| The task |
Skipping all pictures, set down the lines of the listing from the first through the one with "41.6, 44.8, 48];".

| Supplied material |
▽

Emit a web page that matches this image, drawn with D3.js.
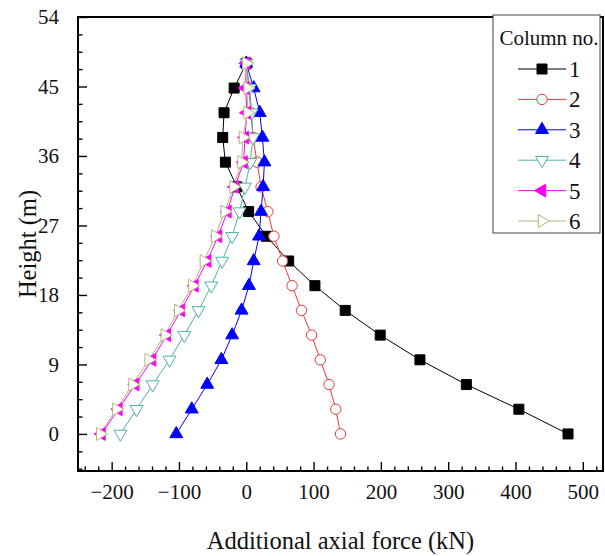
<!DOCTYPE html>
<html>
<head>
<meta charset="utf-8">
<script src="https://cdn.jsdelivr.net/npm/d3@7"></script>
<style>
  body { margin: 0; background: #fff; }
  svg text { font-family: "Liberation Serif", "Times New Roman", serif; }
</style>
</head>
<body>
<svg id="chart" width="605" height="556"></svg>
<script>
// heights of the floors (m)
const heights = [0, 3.2, 6.4, 9.6, 12.8, 16, 19.2, 22.4, 25.6, 28.8, 32, 35.2, 38.4, 41.6, 44.8, 48];

// additional axial force per column (kN), bottom to top
const col1 = [478, 405, 327, 258, 199, 147, 102, 63, 30, 3.5, -14, -31, -35, -33, -18, 0];
const col2 = [140, 133, 123, 110, 97, 82, 68, 54, 41, 32, 22, 16, 10, 7, 4, 0];
const col3 = [-104, -81, -58, -37, -21, -7, 4, 11, 19, 22, 25, 27, 24, 20, 11, 0];
const col4 = [-187, -163, -139, -114, -92, -71, -52, -36, -21, -10, -2, 6, 10, 8, 5, 0];
const col5 = [-215, -190, -165, -140, -118, -97, -77, -58, -42, -28, -17, -4, -2, 1, -1, 0];
const col6 = [-217, -193, -169, -145, -121, -101, -80, -63, -46, -32, -19, -7, -5, 2, 2, 0];

const seriesNames = ["1", "2", "3", "4", "5", "6"];
const xTicks = [-200, -100, 0, 100, 200, 300, 400, 500];
const yTicks = [0, 9, 18, 27, 36, 45, 54];

const svg = d3.select("#chart");
const pl = 78, pr = 603, pt = 17, pb = 471;

const x = d3.scaleLinear().domain([-250, 530]).range([pl, pr]);
const y = d3.scaleLinear().domain([-4.8, 54]).range([pb, pt]);

// marker look per column
const styles = [
  { color: "#000000", fill: "#000000", type: d3.symbolSquare, size: 100, rot: 0 },
  { color: "#e8393a", fill: "#ffffff", type: d3.symbolCircle, size: 85, rot: 0 },
  { color: "#0000ff", fill: "#0000ff", type: d3.symbolTriangle, size: 72, rot: 0 },
  { color: "#4fb1a8", fill: "#ffffff", type: d3.symbolTriangle, size: 72, rot: 180 },
  { color: "#ff00ff", fill: "#ff00ff", type: d3.symbolTriangle, size: 72, rot: -90 },
  { color: "#b8b47c", fill: "#ffffff", type: d3.symbolTriangle, size: 72, rot: 90 }
];

const allCols = [col1, col2, col3, col4, col5, col6];
const series = allCols.map((vals, i) => ({
  name: seriesNames[i],
  style: styles[i],
  points: vals.map((v, j) => ({ v: v, h: heights[j] }))
}));

// minor ticks
const xMinor = d3.range(-240, 530, 20).filter(v => v % 100 !== 0);
const yMinor = d3.range(-4.5, 54, 2.25).filter(v => Math.abs(v % 9) > 0.01);

// axes (ticks point inwards)
const gx = svg.append("g").attr("transform", `translate(0,${pb})`);
gx.call(d3.axisBottom(x).tickValues(xMinor).tickFormat("").tickSizeInner(-4.5).tickSizeOuter(0));
const gx2 = svg.append("g").attr("transform", `translate(0,${pb})`);
gx2.call(d3.axisBottom(x).tickValues(xTicks).tickSizeInner(-9).tickSizeOuter(0).tickPadding(13));

const gy = svg.append("g").attr("transform", `translate(${pl},0)`);
gy.call(d3.axisLeft(y).tickValues(yMinor).tickFormat("").tickSizeInner(-4.5).tickSizeOuter(0));
const gy2 = svg.append("g").attr("transform", `translate(${pl},0)`);
gy2.call(d3.axisLeft(y).tickValues(yTicks).tickSizeInner(-9).tickSizeOuter(0).tickPadding(19));

svg.selectAll(".domain").remove();
svg.selectAll(".tick line").attr("stroke", "#000").attr("stroke-width", 1.4);
svg.selectAll(".tick text")
   .attr("font-size", 21)
   .attr("fill", "#111");

// frame
svg.append("rect")
   .attr("x", pl).attr("y", pt)
   .attr("width", pr - pl).attr("height", pb - pt)
   .attr("fill", "none").attr("stroke", "#000").attr("stroke-width", 2);

// lines and markers
const line = d3.line().x(d => x(d.v)).y(d => y(d.h));

const plot = svg.append("g");
series.forEach(s => {
  plot.append("path")
      .datum(s.points)
      .attr("d", line)
      .attr("fill", "none")
      .attr("stroke", s.style.color)
      .attr("stroke-width", 1);
});
series.forEach(s => {
  const sym = d3.symbol().type(s.style.type).size(s.style.size);
  plot.append("g").selectAll("path")
      .data(s.points)
      .join("path")
      .attr("d", sym)
      .attr("transform", d => `translate(${x(d.v)},${y(d.h)}) rotate(${s.style.rot})`)
      .attr("fill", s.style.fill)
      .attr("stroke", s.style.color)
      .attr("stroke-width", 1);
});

// axis titles
svg.append("text")
   .attr("x", (pl + pr) / 2).attr("y", 549)
   .attr("text-anchor", "middle")
   .attr("font-size", 24.5)
   .attr("fill", "#111")
   .text("Additional axial force (kN)");

svg.append("text")
   .attr("transform", `translate(36,${(pt + pb) / 2}) rotate(-90)`)
   .attr("text-anchor", "middle")
   .attr("font-size", 24.5)
   .attr("fill", "#111")
   .text("Height (m)");

// legend
const lg = svg.append("g");
lg.append("rect")
  .attr("x", 493).attr("y", 15).attr("width", 107).attr("height", 218)
  .attr("fill", "#fff").attr("stroke", "#444").attr("stroke-width", 1);
lg.append("text")
  .attr("x", 549).attr("y", 45)
  .attr("text-anchor", "middle")
  .attr("font-size", 21)
  .attr("fill", "#111")
  .text("Column no.");

const ly = d3.scaleLinear().domain([0, 5]).range([69, 221]);
series.forEach((s, i) => {
  const yy = ly(i);
  lg.append("line")
    .attr("x1", 518).attr("x2", 566).attr("y1", yy).attr("y2", yy)
    .attr("stroke", s.style.color).attr("stroke-width", 1);
  lg.append("path")
    .attr("d", d3.symbol().type(s.style.type).size(s.style.size)())
    .attr("transform", `translate(542,${yy}) rotate(${s.style.rot})`)
    .attr("fill", s.style.fill)
    .attr("stroke", s.style.color)
    .attr("stroke-width", 1);
  lg.append("text")
    .attr("x", 569).attr("y", yy + 8)
    .attr("font-size", 23)
    .attr("fill", "#111")
    .text(s.name);
});
</script>
</body>
</html>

△

| Exercise output |
Emit a web page that matches this image, drawn with D3.js.
<!DOCTYPE html>
<html>
<head>
<meta charset="utf-8">
<script src="https://cdn.jsdelivr.net/npm/d3@7"></script>
<style>
  body { margin: 0; background: #fff; }
  svg text { font-family: "Liberation Serif", "Times New Roman", serif; }
</style>
</head>
<body>
<svg id="chart" width="605" height="556"></svg>
<script>
// heights of the floors (m)
const heights = [0, 3.2, 6.4, 9.6, 12.8, 16, 19.2, 22.4, 25.6, 28.8, 32, 35.2, 38.4, 41.6, 44.8, 48];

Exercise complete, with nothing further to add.